Frequently Asked Questions (FAQs)

 
How is Teaching American History in South Carolina funded?
How does Teaching American History in South Carolina work?
Who can participate in a TAHSC Summer Institute?
What is the main goal of the project?
 
 
How is Teaching American History in South Carolina funded?
Teaching American History in South Carolina is part of a nationwide Teaching American History federal grant program funded by the U.S. Department of Education, Office of Innovation and Improvement. As part of a federal program that has funded over 800 grant projects around the country, South Carolina's first Teaching American History grant was awarded in October 2001. Richland School District 2 was the primary recipient of this $953,361 award, with the South Carolina Department of Archives and History contracted to administer the 3-year grant project. In July 2004, the U.S. Department of Education awarded Teaching American History in South Carolina another 3-year grant of $999,558. Richland School District 2 was the primary recipient again, with administration contracted to the South Carolina Department of Archives and History. A third grant of $999,829 was awarded in July 2007. This project builds on the success of first grant, offering content-rich professional development to a new coalition of school districts. To see grant narratives and other information, go to this page.
 
How does Teaching American History in South Carolina work?
Teaching American History in South Carolina provides professional development support to teachers by offering a series of 10-day summer institutes that take place in three regions of the state (Pee Dee, Upstate, and Midlands).

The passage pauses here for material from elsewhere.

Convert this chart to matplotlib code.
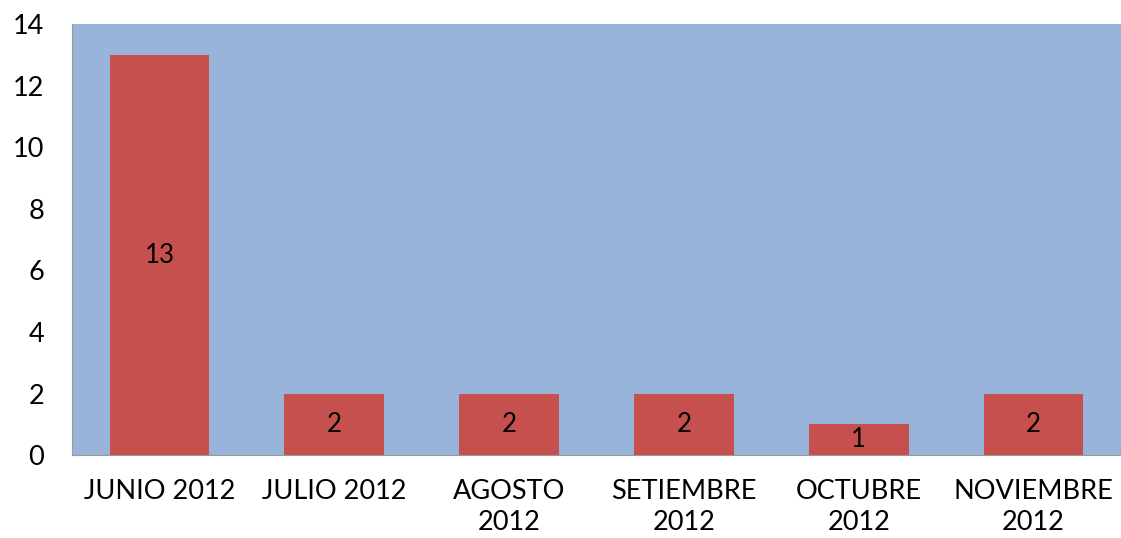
import numpy as np
import matplotlib.pyplot as plt

meses = ["JUNIO 2012", "JULIO 2012", "AGOSTO\n2012", "SETIEMBRE\n2012",
         "OCTUBRE\n2012", "NOVIEMBRE\n2012"]
valores = [13, 2, 2, 2, 1, 2]

plt.rcParams["font.family"] = ["Lato", "DejaVu Sans"]

fig = plt.figure(figsize=(11.21, 5.38), dpi=100)
ax = fig.add_axes([0.0642, 0.154, 0.9358, 0.801])
ax.set_facecolor("#98B4DA")

x = np.arange(len(meses))
bars = ax.bar(x, valores, width=0.57, color="#C5504E", zorder=2)
for b, v in zip(bars, valores):
    ax.text(b.get_x() + b.get_width() / 2, v / 2, str(v),
            ha="center", va="center", fontsize=18.5, color="black", zorder=3)

ax.set_xlim(-0.5, len(meses) - 0.5)
ax.set_ylim(0, 14)
ax.set_yticks(range(0, 15, 2))
ax.set_xticks(x)
ax.set_xticklabels(meses, fontsize=19.5, linespacing=1.32)
ax.tick_params(axis="y", labelsize=19.5, length=0, pad=20)
ax.tick_params(axis="x", length=0, pad=17)
for s in ["top", "right"]:
    ax.spines[s].set_visible(False)
ax.spines["left"].set_color("#9A9A9A")
ax.spines["bottom"].set_color("#9A9A9A")

fig.savefig("out.png", dpi=100)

A history professor, or master scholar, leads the course, providing content instruction in American history. Participants also take part in master teacher workshops and cultural institution presentations. Class takes place at a variety of local museums, libraries, and historic sites across the state. All activities utilize local primary source materials or objects relating to the periods or themes being studied. Participants conduct primary source research that will be used to create original lessons. During the fall and winter months, teachers receive continuous research support to develop curriculum-based lessons based upon their experiences during the institutes. Much of this research support is aimed at identifying local primary sources (and cultural resources in general) for use in the classroom. Participating teachers from all three regions finally come together for a midyear retreat to share experiences and lesson plans.
 
Who can participate in a TAHSC Summer Institute?
Summer Institutes are open to all South Carolina teachers. Teachers from districts in the Pee Dee, Upstate, and Midlands are especially encouraged to apply. Enrollment for each institute is limited to 20 teachers. Participants are selected according to their professional development needs regarding content knowledge, curriculum alignment, innovative teaching strategies, and assessment practices that will improve student interest and learning in American History.
 
What is the main goal of the project?
The main goal of the project is to help teachers develop innovative teaching techniques through the use of local primary sources and to connect national history to local and regional events, people, and places. The partnerships created through grant activities will live beyond the grant period and foster continued support of teacher development and improved student achievement in American history.